During his tenure as the associate conductor of Utah Symphony and Utah Opera (2006–2011), Cho won first prize at the Eduardo Mata International Conducting Competition in Mexico City which resulted in numerous conducting engagements in Europe, Asia and South America. He has conducted the symphonies of Seattle, Houston, Austin, Memphis, Fort Wayne, Baton Rouge and Shreveport. He has collaborated with such guest artists as Yo-Yo Ma, Renée Fleming, Joshua Bell, Frederica von Stade, Sarah Chang, Daniel Müller-Schott, Jennifer Koh, Leila Josefowicz, Jennifer Frautschi and Alexander Kobrin. During previous summers, Cho made appearances at the Aspen Music Festival and the Grand Teton Music Festival.

After guest appearances with the Lubbock Symphony Orchestra in 2007 and 2009, Cho was appointed as the Lubbock Symphony Orchestra's seventh music director in 2011. He began his tenure with the LSO in the 2012–2013 season and is now actively involved in community engagements.

== Buddy Holly Hall ==
Resulting from years of community studies and focus groups and located in the heart of Downtown Lubbock, the Buddy Holly Hall of Performing Arts and Sciences is a unique model not found anywhere else in the world. The campus features two theaters, event space, a bistro and a ballet academy under one roof.

Designed by Diamond Schmitt Architects, both theatres feature an acoustic value of NC15. A notable feature of the Buddy Holly Hall is the guitar wall, depicting the image of Buddy Holly playing a Stratocaster. Designed by Texas artist Brad Oldham, the image is a 9,000 piece sculpture made of multiple sizes of guitar picks cast of aluminum with brushed bronze.

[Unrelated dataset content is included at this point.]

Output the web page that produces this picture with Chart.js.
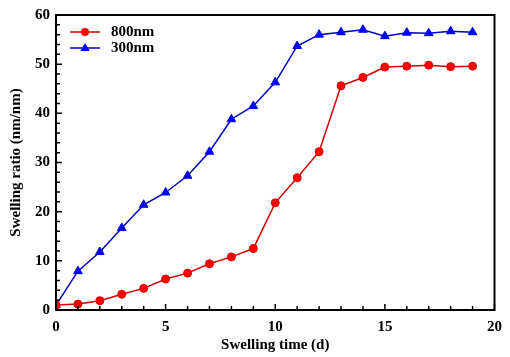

The Buddy Holly Hall is privately funded, owned and operated by the Lubbock Entertainment and Performing Arts Association, with 100% of all contributions directly funding construction of the project. Innovative partnerships with local arts organizations, public schools and universities, and private corporations will allow the Buddy Holly Hall to be financially self-sustaining upon opening in 2020.